-- begin Dataset rows --

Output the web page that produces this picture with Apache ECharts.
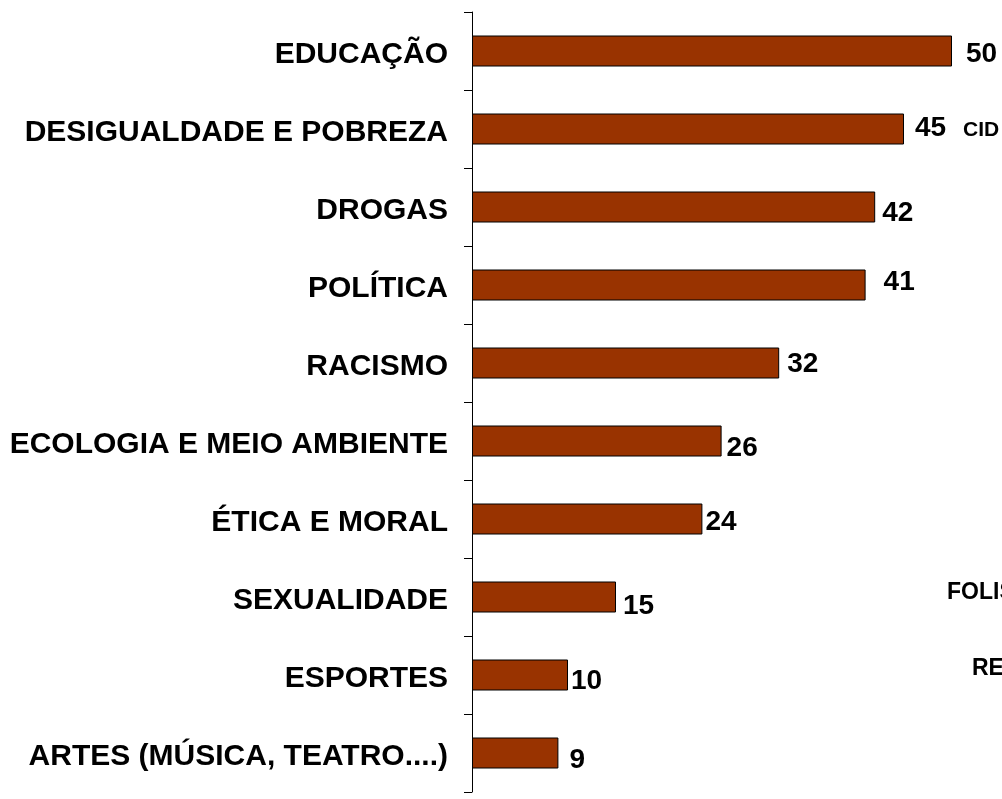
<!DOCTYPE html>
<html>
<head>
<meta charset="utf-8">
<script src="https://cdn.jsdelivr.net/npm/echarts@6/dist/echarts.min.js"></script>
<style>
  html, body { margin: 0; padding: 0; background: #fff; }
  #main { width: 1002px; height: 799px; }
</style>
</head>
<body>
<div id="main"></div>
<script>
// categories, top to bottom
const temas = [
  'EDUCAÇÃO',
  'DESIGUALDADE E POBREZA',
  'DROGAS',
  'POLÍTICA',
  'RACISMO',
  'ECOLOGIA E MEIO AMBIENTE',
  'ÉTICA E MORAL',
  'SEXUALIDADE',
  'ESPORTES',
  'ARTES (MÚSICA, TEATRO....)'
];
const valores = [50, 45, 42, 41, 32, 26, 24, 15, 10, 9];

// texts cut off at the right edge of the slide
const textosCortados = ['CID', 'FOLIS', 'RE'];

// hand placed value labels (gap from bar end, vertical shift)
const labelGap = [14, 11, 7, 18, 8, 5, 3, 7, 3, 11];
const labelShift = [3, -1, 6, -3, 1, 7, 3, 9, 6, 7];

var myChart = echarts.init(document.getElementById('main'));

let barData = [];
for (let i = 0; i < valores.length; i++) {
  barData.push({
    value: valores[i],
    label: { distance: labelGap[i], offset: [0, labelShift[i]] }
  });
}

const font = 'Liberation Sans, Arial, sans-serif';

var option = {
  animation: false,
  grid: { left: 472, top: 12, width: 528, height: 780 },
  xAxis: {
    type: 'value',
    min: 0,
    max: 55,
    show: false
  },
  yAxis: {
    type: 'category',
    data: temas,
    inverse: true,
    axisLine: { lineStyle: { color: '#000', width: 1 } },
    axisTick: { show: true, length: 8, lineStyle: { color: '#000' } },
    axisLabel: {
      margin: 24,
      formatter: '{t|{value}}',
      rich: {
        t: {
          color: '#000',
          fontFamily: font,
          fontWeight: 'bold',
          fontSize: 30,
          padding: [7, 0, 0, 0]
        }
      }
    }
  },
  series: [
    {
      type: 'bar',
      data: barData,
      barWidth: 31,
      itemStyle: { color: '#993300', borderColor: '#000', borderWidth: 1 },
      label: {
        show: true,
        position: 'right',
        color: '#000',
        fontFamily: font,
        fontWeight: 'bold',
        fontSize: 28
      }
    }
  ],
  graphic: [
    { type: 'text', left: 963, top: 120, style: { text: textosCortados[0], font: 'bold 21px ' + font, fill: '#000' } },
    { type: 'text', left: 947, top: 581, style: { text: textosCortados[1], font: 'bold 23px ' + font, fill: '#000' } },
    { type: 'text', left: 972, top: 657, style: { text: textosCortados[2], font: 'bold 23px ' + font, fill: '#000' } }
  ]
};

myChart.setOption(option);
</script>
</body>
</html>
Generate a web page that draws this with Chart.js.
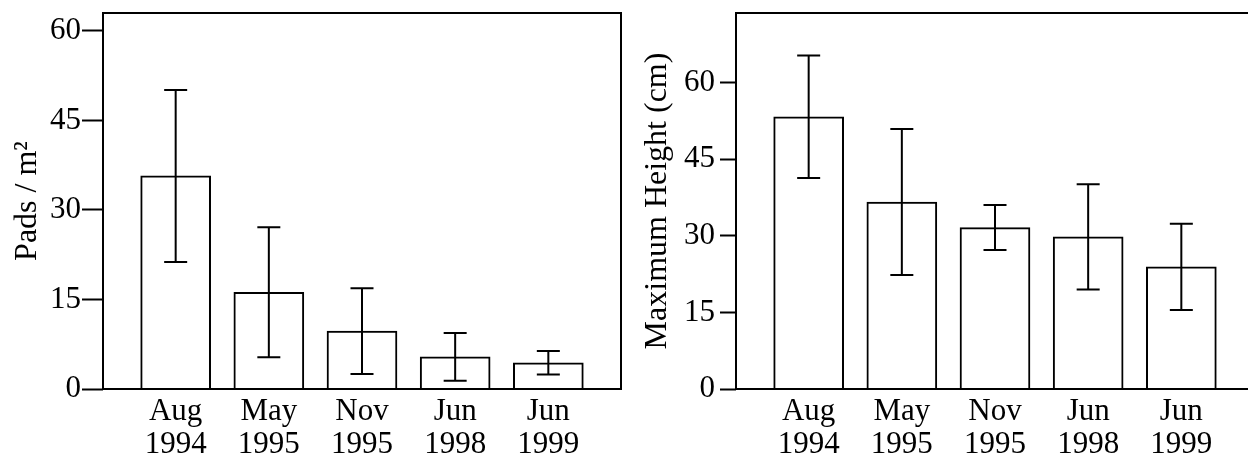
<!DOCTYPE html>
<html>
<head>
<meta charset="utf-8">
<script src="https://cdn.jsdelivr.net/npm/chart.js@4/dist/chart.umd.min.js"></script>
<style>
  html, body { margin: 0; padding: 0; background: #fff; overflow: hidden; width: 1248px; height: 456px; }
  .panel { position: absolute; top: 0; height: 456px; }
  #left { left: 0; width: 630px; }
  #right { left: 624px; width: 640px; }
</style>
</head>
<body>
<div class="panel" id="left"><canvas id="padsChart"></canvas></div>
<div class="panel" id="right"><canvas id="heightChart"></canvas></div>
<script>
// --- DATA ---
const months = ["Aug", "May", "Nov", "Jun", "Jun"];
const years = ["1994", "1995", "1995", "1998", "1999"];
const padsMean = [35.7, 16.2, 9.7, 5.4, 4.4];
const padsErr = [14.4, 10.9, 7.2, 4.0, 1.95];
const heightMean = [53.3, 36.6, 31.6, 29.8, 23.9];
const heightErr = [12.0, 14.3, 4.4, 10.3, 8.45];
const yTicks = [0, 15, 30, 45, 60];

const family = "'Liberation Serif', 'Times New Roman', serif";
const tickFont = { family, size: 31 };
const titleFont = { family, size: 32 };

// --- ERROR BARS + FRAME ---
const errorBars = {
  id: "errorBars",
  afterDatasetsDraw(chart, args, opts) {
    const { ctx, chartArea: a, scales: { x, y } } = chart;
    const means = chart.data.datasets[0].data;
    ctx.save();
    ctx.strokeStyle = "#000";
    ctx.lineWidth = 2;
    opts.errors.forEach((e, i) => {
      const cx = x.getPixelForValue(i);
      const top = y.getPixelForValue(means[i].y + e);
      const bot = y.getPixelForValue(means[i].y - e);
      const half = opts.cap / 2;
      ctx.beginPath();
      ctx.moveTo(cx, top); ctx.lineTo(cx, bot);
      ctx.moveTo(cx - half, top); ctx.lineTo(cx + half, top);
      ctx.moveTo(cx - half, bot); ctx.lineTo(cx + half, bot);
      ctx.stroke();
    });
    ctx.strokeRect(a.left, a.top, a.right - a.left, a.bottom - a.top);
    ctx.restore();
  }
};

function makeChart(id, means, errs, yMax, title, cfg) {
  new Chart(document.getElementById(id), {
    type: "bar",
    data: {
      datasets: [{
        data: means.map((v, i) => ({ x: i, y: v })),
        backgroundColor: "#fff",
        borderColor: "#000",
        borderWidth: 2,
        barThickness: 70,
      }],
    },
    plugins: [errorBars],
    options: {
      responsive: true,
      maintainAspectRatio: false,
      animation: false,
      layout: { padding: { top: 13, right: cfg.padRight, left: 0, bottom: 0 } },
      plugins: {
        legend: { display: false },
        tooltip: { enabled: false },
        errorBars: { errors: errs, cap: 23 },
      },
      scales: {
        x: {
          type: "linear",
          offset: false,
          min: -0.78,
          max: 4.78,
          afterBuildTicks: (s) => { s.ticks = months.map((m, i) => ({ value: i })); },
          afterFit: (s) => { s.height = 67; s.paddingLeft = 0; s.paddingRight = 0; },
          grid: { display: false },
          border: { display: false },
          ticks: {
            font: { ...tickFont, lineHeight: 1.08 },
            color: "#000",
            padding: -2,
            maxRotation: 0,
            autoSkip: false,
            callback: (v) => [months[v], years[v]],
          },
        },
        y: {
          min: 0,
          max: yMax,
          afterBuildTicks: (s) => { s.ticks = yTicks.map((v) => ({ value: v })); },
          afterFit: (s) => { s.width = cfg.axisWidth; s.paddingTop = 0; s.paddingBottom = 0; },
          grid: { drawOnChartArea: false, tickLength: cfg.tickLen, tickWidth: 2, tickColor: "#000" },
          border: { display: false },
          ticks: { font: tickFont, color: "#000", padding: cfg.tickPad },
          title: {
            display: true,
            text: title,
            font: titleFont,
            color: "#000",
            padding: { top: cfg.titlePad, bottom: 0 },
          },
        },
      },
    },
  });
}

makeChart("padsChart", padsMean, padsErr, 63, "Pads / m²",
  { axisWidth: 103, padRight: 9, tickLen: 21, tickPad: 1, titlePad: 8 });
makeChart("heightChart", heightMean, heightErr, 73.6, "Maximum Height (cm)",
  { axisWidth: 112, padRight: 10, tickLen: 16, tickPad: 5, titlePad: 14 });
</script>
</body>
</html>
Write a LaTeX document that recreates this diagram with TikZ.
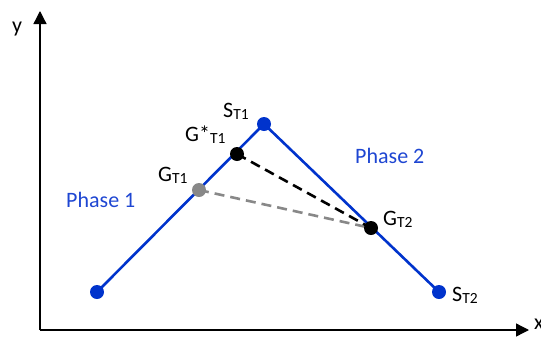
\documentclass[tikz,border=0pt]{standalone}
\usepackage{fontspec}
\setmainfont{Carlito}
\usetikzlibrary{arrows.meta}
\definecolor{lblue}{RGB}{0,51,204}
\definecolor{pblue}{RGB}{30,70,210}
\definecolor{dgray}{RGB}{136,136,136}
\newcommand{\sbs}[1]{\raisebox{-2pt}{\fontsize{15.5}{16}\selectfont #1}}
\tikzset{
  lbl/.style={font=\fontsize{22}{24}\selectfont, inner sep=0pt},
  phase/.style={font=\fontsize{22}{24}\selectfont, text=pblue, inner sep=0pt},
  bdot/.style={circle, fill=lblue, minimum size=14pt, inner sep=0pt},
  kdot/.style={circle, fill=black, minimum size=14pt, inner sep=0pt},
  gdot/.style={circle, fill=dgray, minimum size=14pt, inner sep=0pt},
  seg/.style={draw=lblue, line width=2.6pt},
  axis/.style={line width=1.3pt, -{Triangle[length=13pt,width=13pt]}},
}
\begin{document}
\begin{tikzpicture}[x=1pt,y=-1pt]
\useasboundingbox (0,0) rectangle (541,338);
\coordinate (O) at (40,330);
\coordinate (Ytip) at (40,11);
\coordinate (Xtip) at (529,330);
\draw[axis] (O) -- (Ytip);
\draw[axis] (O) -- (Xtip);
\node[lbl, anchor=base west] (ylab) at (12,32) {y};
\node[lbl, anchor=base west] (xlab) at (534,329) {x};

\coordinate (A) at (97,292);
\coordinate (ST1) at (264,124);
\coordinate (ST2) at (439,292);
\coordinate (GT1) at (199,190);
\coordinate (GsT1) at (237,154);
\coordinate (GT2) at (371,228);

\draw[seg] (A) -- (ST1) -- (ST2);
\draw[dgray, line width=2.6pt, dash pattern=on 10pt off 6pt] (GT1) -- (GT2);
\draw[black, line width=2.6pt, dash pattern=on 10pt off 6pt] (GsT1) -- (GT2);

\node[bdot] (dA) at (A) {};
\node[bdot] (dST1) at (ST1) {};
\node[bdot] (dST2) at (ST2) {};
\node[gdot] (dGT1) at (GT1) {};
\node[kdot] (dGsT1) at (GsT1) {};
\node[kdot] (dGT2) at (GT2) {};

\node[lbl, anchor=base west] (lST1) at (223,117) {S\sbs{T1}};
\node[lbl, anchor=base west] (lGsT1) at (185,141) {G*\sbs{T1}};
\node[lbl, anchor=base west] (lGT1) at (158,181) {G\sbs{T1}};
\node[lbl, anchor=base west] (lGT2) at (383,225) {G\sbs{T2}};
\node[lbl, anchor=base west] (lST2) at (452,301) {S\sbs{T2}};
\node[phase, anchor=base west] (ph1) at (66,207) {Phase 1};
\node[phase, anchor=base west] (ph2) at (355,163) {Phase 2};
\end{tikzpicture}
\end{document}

-- end Dataset rows --

Exactly as written, please give again the lines from the beginning of the listing through the line containing "const textosCortados = ['CID', 'FOLIS', 'RE'];", inclusive, without any pictures.

## Exercise solution
Output the web page that produces this picture with Apache ECharts.
<!DOCTYPE html>
<html>
<head>
<meta charset="utf-8">
<script src="https://cdn.jsdelivr.net/npm/echarts@6/dist/echarts.min.js"></script>
<style>
  html, body { margin: 0; padding: 0; background: #fff; }
  #main { width: 1002px; height: 799px; }
</style>
</head>
<body>
<div id="main"></div>
<script>
// categories, top to bottom
const temas = [
  'EDUCAÇÃO',
  'DESIGUALDADE E POBREZA',
  'DROGAS',
  'POLÍTICA',
  'RACISMO',
  'ECOLOGIA E MEIO AMBIENTE',
  'ÉTICA E MORAL',
  'SEXUALIDADE',
  'ESPORTES',
  'ARTES (MÚSICA, TEATRO....)'
];
const valores = [50, 45, 42, 41, 32, 26, 24, 15, 10, 9];

// texts cut off at the right edge of the slide
const textosCortados = ['CID', 'FOLIS', 'RE'];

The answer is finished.